Temple of Shree Somnath Jyotirlinga - Somnath Temple Gujarat

Somnath Temple is one of India's oldest pilgrimage sites, with references to it in the Shiv Puran, Skanda Purana, and Shreemad Bhagvat Gita. Somnath means 'Protector of the Moon God,' because Soma means 'Moon God.'

Soma, the Indian God of the Moon, was cursed by his father-in-law to lose his lustre, according to mythology. Lord Shiva was the one who cured his condition, and Soma later erected this temple in his honour. Among India's 12 jyotirlingas, it is one of the most renowned 'jyotirlingas.'

The temple lies in Saurashtra's Prabhas Kshetra (Gujarat). Lord Krishna is said to have left his mortal form in Prabhas Kshetra. The pilgrims can also enjoy a Somnath museum, Junagadh gate, beach, and a sound and light display.

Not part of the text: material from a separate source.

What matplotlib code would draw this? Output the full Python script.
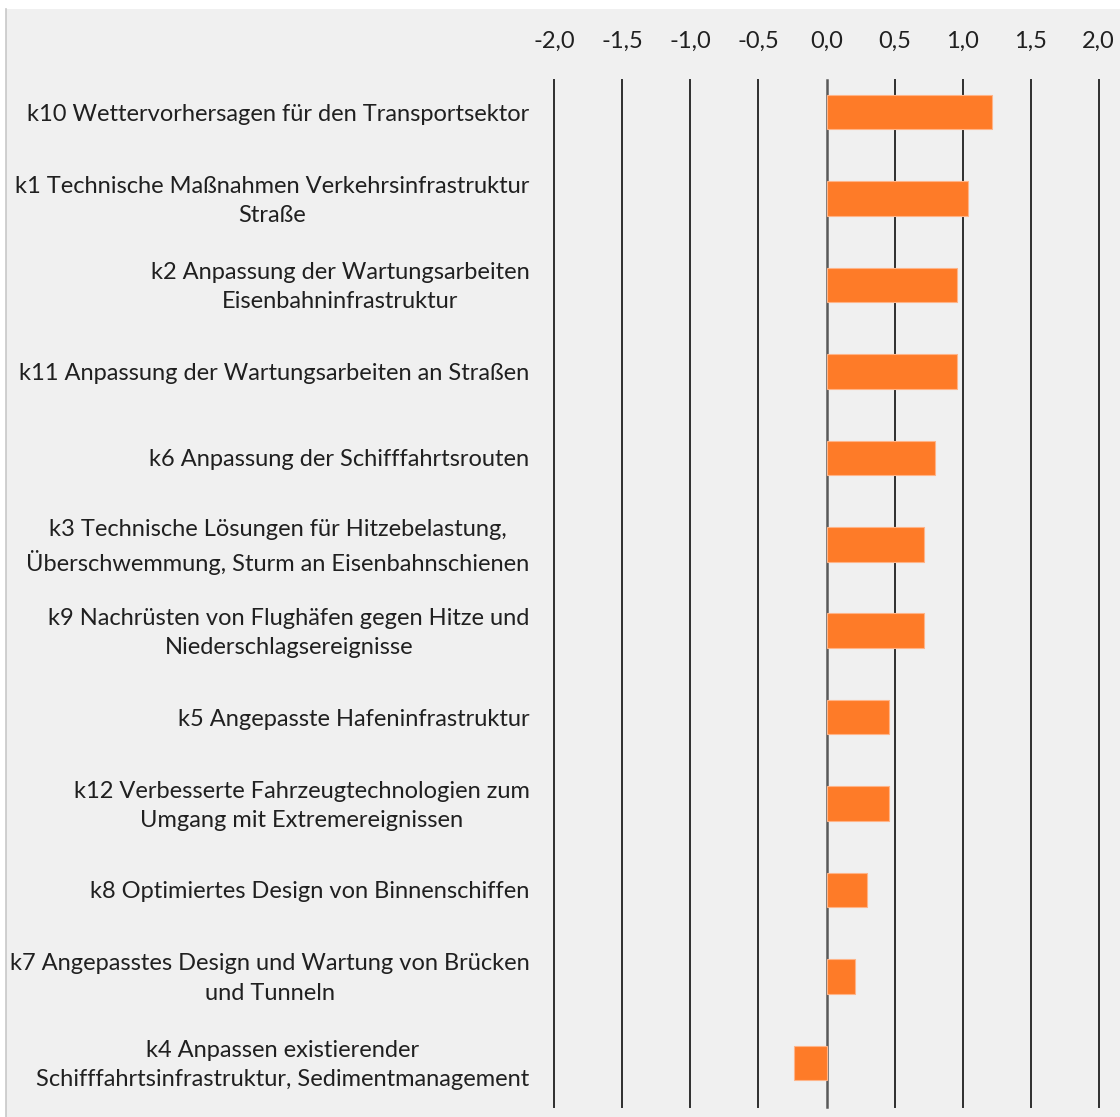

Interesting Facts about Somnath Temple

The modern-day Somnath Temple was constructed during a five-year period, from 1947 to 1951, and was dedicated by then-Indian President Dr. Rajendra Prasad.

The legendary Syamantak Mani, the Philosopher's stone, which is associated with Lord Krishna, is said to have been carefully hidden beneath the hollowness of the Shivalinga in the temple. It was thought to be a mystical stone with the ability to produce gold. Stone was also thought to have alchemical and radioactive qualities, as well as the ability to produce a magnetic field around itself that allowed it to float above earth.

The temple is mentioned in Hindu scriptures dating back to the Shreemad Bhagavat, Skandpuran, Shivpuran, and Rig-Veda, indicating its significance as one of India's most famous pilgrimage destinations.

According to historians, Somnath has been a pilgrimage site from ancient times since it was supposed to be the confluence point of three rivers: the Kapila, Hiran, and the mythical Saraswati. Triveni Sangam was the name given to the confluence, and it is thought to be where Soma, the Moon deity, washed and regained his shine. At this seaside location, the effect is thought to be the waxing and waning of the moon or the waxing and waning of the tides.

According to mythology, the temple's first construction was created by Moon God, who used gold to construct the temple. The Sun God built it out of silver, whereas Lord Krishna built it out of sandalwood.


Mahmud Ghazni in 1024, Khilji's troops in 1296, Muzaffar Shah in 1375, Mahmud Begada in 1451, and Aurangzeb in 1665 all destroyed the temple.

The temple is supposed to be placed in such a way that there is no land between the Somnath coastline and Antarctica in a straight line. The temple stands at a point on the Indian piece of land that happens to be the first point on land in the north to the south-pole on that particular longitude, according to an inscription in Sanskrit found on the Arrow-Pillar called Baan-Stambh erected on the sea-protection wall at the Somnath Temple.

The name of Somnath Temple will change every time the earth is reconstructed, according to the Skanda Purana. When Lord Brahma creates a new universe after terminating the previous one, it is said that Somnath would be renamed Pran Nath Temple.

Along with Shiva, sculptures of Lord Brahma and Vishnu can be found on the temple's walls. Lord Shiva discloses that Somnath has been named eight times, according to the Prabhaskhand of the Skanda Purana, in response to Parvati's enquiry.

There have been around 6 Brahmas, according to another passage in the Skanda Purana. This is the Shatanand era, which is named after the seventh Brahma. Lord Shiva further discloses that the temple's name in the 7th Yuga is Somnath, while the Shivlinga's name in the last Yuga is Mrityunjay.

The first temple was established 7, 99, 25,105 years ago, according to Hindu scholar Swami Gajanand Saraswati, based on the traditions of Prabhas Khand of Skand Puran.

Best time to visit:-

Though the site is open all year, the best time to visit Somnath Temple is during the milder months of October to February. Shivratri (typically in February or March) and Kartik Purnima (around Diwali) are both widely observed here.